** BEGIN **
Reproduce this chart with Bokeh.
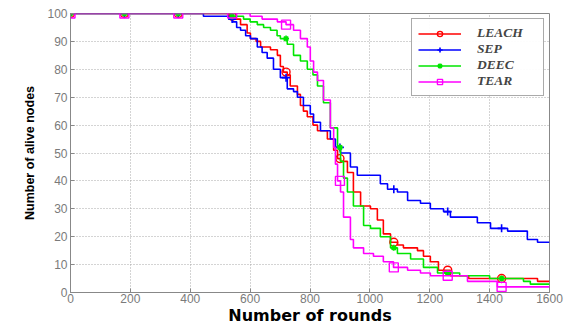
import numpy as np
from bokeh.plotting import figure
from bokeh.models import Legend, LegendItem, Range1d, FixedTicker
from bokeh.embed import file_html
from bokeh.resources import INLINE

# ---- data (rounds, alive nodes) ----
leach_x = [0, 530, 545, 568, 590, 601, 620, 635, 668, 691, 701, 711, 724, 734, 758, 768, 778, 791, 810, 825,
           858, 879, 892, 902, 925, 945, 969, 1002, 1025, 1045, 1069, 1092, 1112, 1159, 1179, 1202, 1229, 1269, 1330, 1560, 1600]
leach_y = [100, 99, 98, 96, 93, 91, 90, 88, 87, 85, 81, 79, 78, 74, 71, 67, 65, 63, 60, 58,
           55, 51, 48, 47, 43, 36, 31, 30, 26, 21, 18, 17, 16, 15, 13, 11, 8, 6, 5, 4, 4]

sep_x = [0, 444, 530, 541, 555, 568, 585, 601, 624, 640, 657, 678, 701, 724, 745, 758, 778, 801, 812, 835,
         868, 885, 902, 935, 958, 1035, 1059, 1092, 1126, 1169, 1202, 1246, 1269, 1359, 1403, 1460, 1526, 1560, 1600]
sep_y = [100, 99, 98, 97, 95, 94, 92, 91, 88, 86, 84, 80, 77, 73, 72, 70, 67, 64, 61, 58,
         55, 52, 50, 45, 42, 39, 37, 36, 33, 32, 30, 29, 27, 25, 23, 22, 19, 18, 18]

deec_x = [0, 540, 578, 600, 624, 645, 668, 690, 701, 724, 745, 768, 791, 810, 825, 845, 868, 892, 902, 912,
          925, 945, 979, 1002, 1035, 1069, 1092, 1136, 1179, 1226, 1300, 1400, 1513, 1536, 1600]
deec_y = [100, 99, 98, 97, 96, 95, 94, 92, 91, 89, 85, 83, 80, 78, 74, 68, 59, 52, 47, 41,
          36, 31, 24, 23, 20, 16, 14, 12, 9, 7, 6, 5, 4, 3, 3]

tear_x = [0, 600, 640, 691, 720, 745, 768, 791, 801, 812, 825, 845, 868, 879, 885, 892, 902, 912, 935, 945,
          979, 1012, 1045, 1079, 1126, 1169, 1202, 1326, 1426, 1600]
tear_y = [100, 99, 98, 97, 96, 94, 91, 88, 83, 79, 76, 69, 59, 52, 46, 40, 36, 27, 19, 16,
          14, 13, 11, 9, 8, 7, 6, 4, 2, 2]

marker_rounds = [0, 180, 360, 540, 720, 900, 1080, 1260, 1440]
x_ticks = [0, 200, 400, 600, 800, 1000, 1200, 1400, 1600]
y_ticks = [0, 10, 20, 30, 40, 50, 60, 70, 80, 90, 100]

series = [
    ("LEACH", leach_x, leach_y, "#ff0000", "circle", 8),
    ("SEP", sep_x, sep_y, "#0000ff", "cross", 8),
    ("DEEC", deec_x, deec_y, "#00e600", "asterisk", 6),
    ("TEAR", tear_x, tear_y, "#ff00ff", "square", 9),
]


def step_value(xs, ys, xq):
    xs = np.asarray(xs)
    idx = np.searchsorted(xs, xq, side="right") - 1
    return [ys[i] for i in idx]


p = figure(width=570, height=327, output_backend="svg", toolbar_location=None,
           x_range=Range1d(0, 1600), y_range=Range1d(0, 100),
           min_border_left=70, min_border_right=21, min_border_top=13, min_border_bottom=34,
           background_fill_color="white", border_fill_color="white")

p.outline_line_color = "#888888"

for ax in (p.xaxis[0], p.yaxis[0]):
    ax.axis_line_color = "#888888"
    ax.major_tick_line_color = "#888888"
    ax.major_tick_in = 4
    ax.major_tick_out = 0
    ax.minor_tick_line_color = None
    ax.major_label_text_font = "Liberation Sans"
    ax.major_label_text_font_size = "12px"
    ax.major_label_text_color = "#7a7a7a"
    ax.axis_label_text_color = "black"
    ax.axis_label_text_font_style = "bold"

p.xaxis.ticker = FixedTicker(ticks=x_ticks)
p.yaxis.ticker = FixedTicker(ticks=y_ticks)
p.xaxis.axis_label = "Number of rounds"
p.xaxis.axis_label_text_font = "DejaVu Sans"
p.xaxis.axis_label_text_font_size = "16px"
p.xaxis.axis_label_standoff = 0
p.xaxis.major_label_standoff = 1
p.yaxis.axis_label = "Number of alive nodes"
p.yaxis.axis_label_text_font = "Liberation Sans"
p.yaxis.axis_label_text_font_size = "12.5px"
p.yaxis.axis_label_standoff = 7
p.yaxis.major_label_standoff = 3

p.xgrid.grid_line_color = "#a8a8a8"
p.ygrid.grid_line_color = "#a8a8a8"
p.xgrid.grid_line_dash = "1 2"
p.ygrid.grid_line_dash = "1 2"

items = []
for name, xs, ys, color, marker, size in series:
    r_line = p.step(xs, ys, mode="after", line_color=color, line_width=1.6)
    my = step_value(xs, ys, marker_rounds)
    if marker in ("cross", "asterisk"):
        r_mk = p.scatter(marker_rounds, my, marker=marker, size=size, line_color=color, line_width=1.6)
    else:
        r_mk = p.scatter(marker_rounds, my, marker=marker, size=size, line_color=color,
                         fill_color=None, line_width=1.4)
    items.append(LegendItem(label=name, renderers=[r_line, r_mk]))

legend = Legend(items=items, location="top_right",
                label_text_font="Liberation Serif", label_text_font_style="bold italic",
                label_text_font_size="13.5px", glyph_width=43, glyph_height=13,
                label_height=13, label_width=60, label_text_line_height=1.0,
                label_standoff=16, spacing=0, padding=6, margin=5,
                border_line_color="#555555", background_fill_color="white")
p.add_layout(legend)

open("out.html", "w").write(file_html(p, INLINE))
** END **
Objective: Quote, exactly and only, the lines from the first line of the data above through the line containing "from bokeh.resources import INLINE". The pictures do not belong in it.

Answer to the task:
Reproduce this chart with Bokeh.
import numpy as np
from bokeh.plotting import figure
from bokeh.models import Legend, LegendItem, Range1d, FixedTicker
from bokeh.embed import file_html
from bokeh.resources import INLINE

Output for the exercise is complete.